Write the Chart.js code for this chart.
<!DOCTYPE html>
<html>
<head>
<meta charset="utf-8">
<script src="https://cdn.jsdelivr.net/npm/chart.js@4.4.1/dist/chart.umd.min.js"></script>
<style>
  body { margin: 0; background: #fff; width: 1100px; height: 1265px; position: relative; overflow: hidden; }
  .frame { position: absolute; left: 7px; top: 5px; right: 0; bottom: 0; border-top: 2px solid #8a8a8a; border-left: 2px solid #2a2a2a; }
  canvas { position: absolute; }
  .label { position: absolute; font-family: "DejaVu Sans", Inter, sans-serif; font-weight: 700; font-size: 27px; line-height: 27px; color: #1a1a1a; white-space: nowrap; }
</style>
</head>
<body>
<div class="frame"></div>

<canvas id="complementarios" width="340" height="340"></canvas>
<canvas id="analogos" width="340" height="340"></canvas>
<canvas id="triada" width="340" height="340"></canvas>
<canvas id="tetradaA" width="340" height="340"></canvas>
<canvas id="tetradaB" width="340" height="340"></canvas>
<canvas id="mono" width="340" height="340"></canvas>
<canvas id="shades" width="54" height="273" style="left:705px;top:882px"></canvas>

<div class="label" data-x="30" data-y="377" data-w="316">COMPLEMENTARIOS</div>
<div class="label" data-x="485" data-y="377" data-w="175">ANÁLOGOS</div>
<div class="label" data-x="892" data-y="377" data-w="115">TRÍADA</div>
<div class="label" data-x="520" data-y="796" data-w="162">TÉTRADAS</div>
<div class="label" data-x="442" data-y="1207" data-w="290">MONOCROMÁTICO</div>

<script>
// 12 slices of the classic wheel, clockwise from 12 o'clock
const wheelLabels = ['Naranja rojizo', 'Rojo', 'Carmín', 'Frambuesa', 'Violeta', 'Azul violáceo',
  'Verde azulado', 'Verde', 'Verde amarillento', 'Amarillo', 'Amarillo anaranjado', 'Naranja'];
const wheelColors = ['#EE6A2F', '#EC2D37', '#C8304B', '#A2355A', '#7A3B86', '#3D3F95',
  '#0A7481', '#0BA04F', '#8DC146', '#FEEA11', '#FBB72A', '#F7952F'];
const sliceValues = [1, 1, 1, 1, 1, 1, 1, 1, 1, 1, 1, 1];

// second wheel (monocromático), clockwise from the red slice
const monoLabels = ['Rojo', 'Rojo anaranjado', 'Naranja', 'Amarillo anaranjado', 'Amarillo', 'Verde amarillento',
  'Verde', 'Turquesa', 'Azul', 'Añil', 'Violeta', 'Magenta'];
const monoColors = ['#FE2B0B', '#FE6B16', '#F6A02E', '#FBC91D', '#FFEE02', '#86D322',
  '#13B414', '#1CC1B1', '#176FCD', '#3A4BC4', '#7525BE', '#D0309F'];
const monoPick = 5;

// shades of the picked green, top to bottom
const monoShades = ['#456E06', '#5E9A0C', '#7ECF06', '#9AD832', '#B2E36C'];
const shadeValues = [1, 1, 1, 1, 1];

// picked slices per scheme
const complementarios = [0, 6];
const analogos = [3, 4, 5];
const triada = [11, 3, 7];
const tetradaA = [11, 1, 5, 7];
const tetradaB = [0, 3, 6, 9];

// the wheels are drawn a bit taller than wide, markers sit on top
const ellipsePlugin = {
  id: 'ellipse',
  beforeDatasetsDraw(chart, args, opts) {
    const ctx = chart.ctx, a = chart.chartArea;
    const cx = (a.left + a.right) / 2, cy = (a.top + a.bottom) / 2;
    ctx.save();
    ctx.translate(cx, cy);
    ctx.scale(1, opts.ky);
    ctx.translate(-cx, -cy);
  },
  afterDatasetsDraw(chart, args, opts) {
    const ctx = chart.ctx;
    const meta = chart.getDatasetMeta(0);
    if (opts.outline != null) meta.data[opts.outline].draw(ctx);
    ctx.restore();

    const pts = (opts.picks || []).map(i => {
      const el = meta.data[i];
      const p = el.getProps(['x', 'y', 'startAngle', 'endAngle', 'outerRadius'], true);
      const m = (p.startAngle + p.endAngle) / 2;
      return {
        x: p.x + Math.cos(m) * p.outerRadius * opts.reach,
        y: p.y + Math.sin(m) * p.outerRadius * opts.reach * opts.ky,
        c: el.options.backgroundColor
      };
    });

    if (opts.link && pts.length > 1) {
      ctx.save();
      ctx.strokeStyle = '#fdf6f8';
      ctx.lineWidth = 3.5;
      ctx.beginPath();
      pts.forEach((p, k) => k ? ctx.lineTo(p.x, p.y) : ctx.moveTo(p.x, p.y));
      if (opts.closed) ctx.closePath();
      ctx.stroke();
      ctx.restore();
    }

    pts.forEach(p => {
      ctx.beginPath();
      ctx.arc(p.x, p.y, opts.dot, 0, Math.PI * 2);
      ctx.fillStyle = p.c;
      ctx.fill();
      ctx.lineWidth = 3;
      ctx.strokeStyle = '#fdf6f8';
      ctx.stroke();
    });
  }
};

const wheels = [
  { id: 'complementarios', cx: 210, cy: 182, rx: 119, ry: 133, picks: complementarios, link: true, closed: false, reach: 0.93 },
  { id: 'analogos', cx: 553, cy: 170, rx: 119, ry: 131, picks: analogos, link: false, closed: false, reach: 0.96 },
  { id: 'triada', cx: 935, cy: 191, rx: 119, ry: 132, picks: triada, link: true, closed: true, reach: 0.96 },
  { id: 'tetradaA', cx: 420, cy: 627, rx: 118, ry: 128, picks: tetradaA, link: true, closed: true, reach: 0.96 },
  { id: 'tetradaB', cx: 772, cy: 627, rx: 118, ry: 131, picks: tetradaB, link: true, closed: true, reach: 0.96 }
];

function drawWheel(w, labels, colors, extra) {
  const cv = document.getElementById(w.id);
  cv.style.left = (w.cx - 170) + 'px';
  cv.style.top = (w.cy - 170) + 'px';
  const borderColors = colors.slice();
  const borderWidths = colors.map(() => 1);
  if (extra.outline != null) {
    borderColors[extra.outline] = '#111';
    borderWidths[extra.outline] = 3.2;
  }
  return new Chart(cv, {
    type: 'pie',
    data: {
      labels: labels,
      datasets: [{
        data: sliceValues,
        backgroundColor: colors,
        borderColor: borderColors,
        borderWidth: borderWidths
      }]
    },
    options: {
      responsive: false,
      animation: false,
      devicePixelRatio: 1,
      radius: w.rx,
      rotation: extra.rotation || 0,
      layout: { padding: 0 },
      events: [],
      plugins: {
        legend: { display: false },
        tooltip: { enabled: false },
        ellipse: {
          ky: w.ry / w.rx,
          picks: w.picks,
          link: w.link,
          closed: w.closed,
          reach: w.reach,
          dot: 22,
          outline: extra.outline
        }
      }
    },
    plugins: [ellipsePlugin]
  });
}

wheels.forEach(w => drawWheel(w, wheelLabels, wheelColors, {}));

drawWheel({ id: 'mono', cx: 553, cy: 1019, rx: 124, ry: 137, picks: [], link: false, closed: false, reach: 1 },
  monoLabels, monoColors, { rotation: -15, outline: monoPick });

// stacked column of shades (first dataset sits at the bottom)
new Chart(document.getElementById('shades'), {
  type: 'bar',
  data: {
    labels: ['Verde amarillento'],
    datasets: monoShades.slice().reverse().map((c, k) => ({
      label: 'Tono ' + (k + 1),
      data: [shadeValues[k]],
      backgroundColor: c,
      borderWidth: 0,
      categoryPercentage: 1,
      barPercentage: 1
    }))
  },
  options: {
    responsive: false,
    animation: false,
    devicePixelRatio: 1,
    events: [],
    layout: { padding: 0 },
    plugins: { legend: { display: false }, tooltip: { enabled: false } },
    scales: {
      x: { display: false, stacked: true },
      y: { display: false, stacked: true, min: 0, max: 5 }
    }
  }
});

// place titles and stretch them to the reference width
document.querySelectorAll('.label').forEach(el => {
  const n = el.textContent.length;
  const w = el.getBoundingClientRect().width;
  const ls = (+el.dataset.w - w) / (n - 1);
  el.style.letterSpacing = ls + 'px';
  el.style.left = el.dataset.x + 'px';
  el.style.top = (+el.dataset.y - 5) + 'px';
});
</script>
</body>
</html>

========

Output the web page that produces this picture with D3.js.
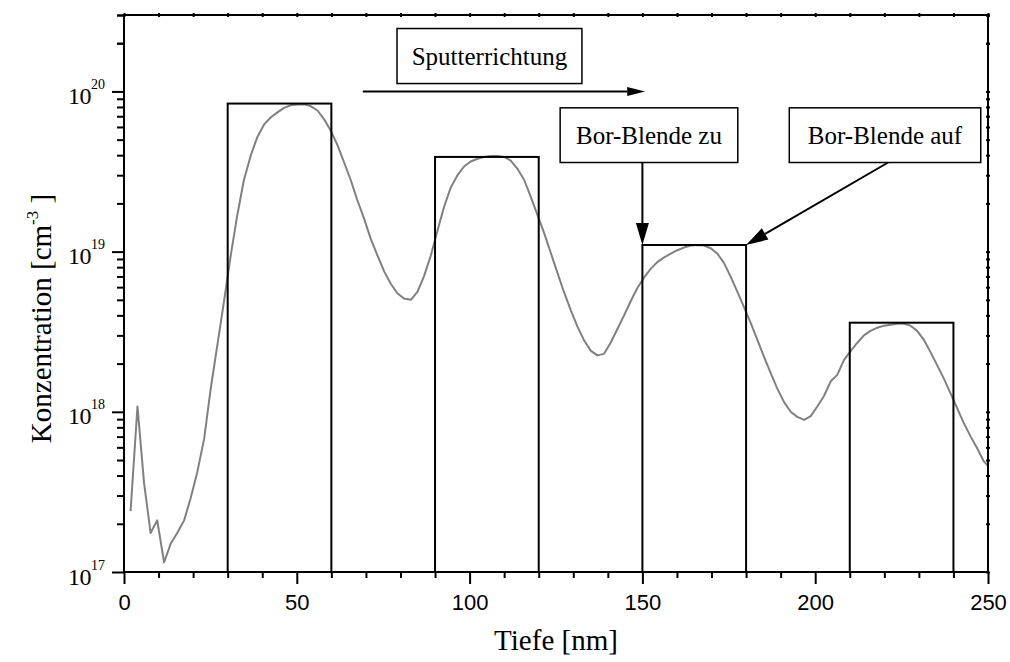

========

» **What to work on**: Only the number is wanted: how many lines in the data include the word "this"?

» **Expected output**: 2